§ The problem
Starting at the line that contains "Recreate this image" and stopping at the line that contains "from matplotlib.lines import Line2D", return those lines exactly and nothing else. Both end lines count; pictures do not.

(Source code of charts)
━━━

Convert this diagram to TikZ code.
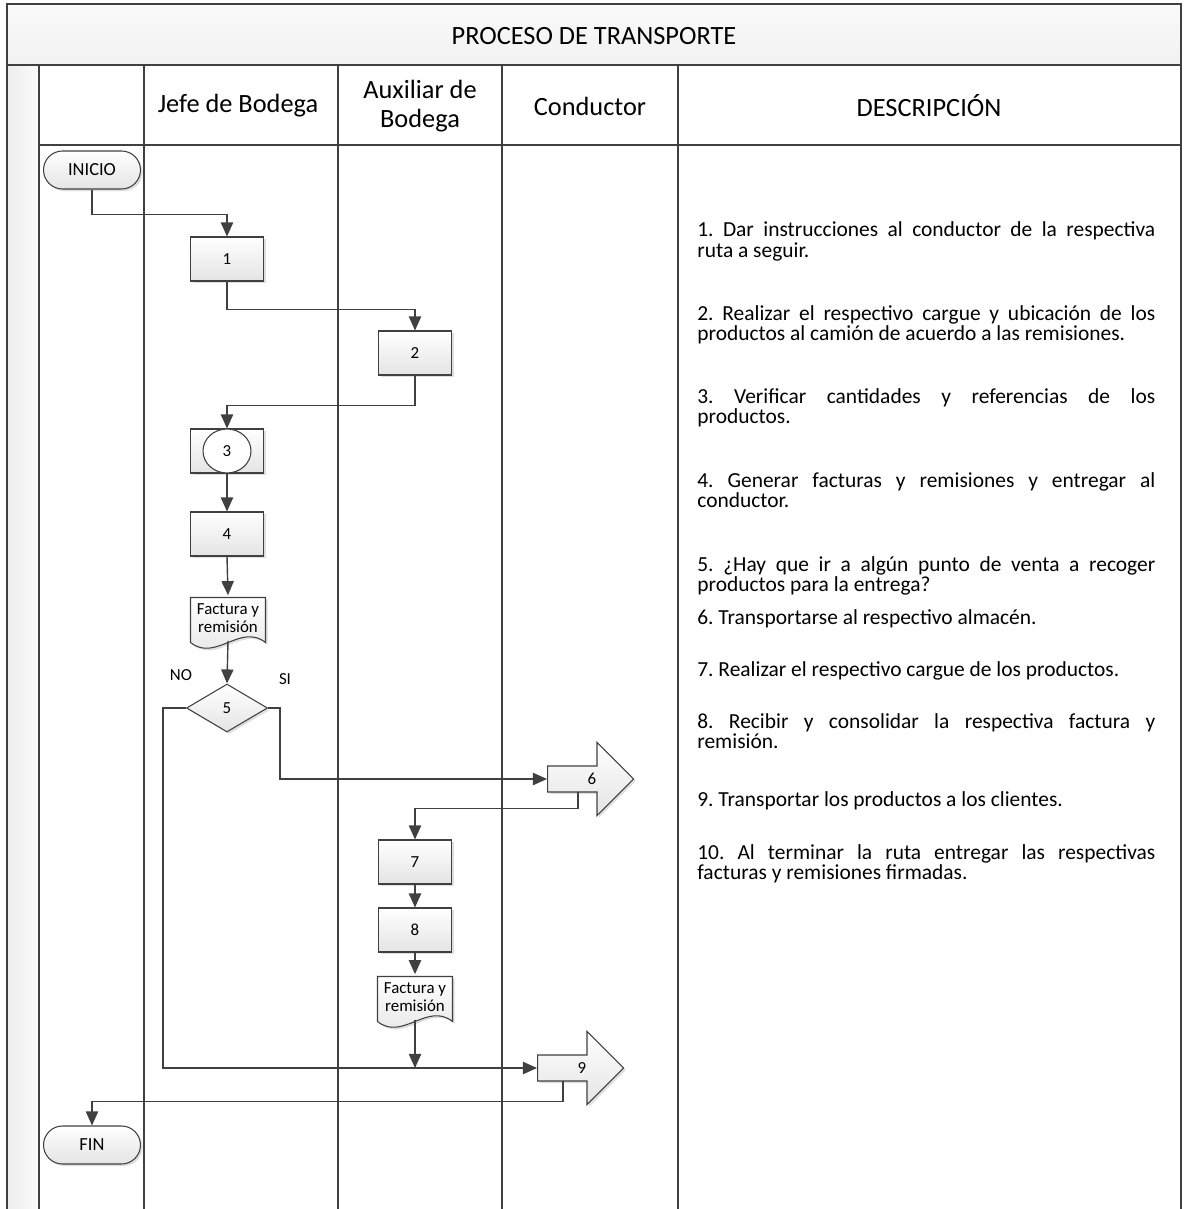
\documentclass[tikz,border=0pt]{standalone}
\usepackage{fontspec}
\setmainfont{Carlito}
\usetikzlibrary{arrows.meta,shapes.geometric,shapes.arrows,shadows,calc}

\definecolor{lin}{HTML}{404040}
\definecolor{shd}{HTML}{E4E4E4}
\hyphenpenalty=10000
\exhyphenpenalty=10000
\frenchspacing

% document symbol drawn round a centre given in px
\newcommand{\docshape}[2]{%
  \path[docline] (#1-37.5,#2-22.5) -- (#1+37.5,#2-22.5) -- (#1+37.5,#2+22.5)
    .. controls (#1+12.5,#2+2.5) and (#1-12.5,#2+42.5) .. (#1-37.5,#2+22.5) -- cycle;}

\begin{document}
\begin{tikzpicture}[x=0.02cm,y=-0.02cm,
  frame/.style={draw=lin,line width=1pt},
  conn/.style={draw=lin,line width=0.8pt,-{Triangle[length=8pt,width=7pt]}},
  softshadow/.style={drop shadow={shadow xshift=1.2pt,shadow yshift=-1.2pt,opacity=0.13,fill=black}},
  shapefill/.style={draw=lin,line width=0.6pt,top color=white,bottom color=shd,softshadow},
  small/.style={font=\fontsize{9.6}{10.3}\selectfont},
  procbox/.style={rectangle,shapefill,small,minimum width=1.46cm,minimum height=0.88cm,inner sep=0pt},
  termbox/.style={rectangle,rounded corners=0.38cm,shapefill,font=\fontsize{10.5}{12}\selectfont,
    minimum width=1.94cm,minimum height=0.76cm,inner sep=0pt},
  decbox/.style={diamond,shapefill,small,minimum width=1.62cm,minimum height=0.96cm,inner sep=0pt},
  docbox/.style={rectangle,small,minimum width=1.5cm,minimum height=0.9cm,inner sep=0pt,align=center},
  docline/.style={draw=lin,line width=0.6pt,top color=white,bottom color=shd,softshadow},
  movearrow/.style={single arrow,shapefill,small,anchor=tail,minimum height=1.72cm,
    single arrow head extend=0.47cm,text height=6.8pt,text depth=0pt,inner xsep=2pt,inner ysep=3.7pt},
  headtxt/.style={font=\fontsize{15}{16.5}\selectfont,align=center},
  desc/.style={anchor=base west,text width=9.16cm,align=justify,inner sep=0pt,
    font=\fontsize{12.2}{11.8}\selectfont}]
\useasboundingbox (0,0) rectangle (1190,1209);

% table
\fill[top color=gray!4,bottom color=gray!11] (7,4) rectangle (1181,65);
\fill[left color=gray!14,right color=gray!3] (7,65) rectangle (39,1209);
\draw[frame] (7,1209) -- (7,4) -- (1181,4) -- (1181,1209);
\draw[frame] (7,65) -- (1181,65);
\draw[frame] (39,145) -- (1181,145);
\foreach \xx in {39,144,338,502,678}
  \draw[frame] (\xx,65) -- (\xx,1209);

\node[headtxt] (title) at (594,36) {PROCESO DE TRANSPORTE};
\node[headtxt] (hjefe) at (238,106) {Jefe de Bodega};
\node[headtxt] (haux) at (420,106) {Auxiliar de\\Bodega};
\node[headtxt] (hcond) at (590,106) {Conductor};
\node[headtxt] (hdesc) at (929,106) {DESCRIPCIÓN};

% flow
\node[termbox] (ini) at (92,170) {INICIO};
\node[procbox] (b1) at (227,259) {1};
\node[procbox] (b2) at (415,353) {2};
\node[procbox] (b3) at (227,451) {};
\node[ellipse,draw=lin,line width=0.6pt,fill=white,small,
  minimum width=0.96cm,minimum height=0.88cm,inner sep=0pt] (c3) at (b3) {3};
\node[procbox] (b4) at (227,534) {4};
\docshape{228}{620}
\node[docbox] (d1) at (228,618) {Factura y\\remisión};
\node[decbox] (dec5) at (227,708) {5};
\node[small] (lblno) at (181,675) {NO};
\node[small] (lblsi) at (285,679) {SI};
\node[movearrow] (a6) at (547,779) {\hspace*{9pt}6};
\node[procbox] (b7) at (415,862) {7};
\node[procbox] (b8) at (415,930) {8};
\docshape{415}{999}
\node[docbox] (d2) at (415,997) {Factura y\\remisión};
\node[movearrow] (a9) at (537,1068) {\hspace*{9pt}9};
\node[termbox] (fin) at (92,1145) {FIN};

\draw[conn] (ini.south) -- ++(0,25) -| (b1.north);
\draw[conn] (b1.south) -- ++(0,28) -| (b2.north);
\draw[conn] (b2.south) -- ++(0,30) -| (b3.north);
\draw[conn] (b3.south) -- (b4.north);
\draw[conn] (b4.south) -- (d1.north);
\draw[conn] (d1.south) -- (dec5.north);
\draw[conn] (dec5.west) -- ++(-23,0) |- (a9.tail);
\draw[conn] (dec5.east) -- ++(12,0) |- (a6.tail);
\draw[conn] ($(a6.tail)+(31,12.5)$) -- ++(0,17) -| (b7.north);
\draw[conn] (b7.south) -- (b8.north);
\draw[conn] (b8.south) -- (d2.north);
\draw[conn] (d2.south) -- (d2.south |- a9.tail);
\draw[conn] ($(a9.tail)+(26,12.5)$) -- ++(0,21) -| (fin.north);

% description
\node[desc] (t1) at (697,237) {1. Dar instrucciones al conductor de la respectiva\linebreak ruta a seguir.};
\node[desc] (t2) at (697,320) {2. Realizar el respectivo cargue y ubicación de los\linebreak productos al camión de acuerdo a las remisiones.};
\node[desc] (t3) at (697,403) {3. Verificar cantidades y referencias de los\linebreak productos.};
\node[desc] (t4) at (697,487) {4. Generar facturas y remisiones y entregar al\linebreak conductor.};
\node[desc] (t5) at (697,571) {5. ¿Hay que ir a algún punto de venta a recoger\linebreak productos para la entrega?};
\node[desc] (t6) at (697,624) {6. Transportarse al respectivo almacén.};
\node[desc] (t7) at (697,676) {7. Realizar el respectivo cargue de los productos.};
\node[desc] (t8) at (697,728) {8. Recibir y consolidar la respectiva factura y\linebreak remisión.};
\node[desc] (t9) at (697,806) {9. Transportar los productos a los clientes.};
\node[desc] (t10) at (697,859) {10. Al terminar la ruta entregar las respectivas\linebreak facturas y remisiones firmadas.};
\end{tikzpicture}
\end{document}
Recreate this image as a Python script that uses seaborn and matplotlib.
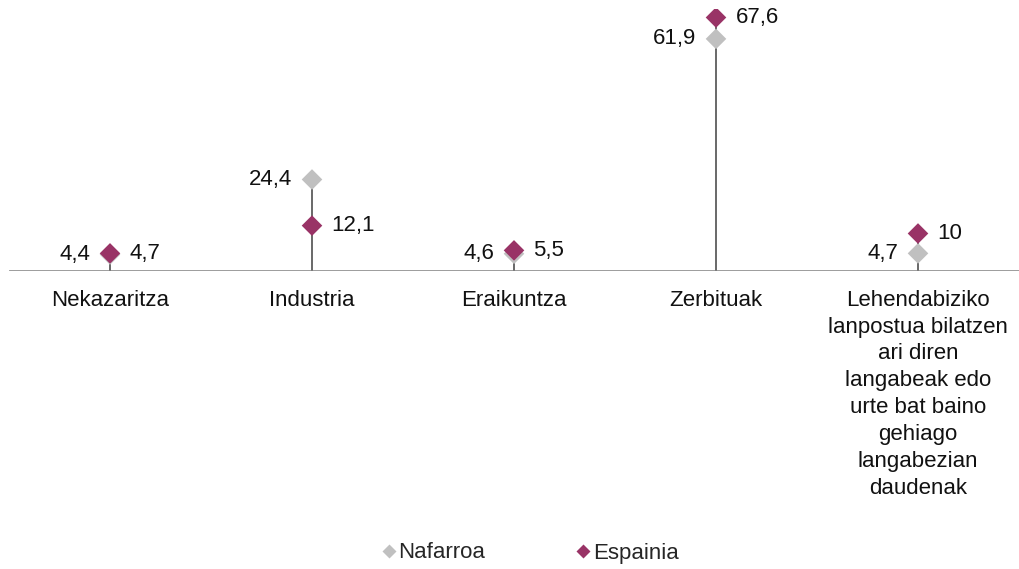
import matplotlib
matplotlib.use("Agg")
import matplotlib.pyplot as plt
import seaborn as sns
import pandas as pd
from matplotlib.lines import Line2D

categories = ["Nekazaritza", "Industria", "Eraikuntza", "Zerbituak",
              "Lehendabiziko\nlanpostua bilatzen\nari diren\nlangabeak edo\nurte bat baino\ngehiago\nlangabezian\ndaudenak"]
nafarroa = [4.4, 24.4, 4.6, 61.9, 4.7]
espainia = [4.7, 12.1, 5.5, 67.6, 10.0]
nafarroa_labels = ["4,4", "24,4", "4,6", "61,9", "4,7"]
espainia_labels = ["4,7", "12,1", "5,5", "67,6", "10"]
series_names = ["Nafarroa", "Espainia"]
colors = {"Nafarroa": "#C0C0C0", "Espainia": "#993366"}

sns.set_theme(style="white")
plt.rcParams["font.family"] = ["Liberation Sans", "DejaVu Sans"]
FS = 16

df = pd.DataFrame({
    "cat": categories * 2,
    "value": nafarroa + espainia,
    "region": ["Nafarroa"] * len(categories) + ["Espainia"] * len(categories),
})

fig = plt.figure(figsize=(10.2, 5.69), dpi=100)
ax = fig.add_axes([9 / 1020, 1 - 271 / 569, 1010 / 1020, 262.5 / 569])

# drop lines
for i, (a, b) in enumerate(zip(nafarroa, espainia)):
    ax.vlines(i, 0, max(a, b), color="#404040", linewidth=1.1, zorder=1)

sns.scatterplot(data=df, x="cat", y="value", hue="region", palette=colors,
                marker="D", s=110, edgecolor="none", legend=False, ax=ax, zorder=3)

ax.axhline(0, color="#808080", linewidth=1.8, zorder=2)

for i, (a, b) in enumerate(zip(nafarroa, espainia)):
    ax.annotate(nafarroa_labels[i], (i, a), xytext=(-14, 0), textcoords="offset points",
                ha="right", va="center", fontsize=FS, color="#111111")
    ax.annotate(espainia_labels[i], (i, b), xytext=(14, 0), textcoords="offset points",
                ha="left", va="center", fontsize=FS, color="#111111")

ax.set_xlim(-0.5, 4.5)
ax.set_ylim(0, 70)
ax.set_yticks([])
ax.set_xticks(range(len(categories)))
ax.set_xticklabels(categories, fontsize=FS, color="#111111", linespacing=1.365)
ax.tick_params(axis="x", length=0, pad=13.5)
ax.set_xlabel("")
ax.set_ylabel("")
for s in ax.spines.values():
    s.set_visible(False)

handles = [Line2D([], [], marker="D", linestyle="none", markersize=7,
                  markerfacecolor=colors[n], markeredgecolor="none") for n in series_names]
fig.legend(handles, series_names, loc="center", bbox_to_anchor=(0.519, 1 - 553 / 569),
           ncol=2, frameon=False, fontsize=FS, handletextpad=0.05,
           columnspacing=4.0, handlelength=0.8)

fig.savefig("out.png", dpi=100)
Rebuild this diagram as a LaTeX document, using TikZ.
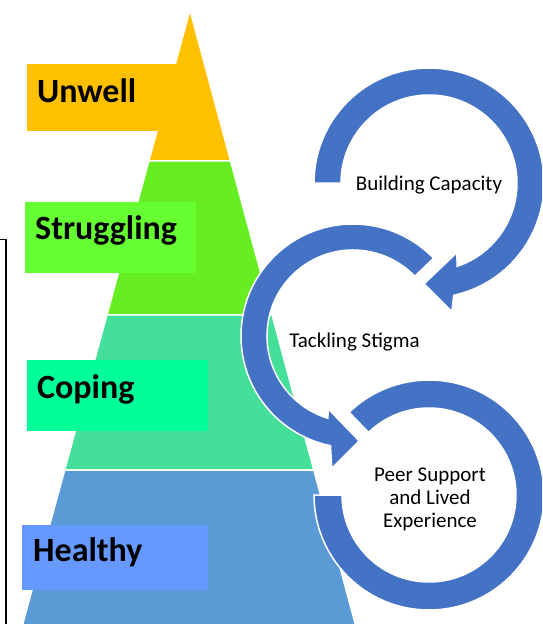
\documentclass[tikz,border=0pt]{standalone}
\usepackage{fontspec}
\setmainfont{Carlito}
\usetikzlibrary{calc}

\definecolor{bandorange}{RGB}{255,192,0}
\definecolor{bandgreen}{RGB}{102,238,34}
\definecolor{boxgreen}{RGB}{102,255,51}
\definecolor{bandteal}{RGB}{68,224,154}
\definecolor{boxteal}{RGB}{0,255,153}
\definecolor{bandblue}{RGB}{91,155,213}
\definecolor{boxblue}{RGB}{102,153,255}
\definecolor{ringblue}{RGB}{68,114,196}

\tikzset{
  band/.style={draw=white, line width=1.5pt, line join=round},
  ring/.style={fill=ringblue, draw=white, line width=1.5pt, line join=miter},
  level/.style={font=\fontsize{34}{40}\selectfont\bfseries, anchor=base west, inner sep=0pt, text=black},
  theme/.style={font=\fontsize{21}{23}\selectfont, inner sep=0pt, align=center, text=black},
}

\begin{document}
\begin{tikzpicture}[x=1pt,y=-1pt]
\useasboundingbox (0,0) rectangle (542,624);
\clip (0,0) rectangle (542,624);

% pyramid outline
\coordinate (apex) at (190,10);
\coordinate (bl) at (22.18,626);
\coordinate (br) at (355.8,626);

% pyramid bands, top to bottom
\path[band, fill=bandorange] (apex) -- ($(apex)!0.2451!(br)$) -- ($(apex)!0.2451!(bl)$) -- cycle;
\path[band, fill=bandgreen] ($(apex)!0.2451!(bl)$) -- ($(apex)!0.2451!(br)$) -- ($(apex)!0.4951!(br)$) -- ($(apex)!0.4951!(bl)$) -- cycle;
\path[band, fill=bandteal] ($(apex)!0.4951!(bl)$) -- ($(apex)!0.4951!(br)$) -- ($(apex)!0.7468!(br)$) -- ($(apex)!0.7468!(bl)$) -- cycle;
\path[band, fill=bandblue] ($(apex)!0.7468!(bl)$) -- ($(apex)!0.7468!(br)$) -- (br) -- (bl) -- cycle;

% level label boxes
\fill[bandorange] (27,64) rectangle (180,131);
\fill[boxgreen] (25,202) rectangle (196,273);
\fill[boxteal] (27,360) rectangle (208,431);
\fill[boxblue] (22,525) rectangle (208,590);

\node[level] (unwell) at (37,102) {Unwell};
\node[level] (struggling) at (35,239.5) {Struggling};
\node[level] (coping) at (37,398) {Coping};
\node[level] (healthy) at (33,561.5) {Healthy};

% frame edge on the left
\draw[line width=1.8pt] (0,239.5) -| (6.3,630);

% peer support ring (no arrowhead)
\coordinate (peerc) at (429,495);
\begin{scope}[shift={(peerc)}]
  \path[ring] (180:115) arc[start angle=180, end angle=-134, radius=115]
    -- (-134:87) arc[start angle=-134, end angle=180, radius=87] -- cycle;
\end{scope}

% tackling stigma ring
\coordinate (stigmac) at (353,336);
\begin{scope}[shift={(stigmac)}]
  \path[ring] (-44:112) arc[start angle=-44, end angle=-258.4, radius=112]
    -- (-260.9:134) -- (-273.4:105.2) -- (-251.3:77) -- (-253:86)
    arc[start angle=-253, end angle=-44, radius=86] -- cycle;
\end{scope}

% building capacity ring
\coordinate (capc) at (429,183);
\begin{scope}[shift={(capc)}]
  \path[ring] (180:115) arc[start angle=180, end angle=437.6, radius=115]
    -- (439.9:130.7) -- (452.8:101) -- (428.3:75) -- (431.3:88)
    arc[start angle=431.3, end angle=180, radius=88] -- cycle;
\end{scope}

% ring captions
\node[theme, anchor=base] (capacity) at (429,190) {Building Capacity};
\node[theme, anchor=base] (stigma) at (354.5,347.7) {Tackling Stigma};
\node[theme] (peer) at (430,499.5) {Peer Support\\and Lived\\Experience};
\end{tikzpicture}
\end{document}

━━━

§ Task result
Recreate this image as a Python script that uses seaborn and matplotlib.
import matplotlib
matplotlib.use("Agg")
import matplotlib.pyplot as plt
import seaborn as sns
import pandas as pd
from matplotlib.lines import Line2D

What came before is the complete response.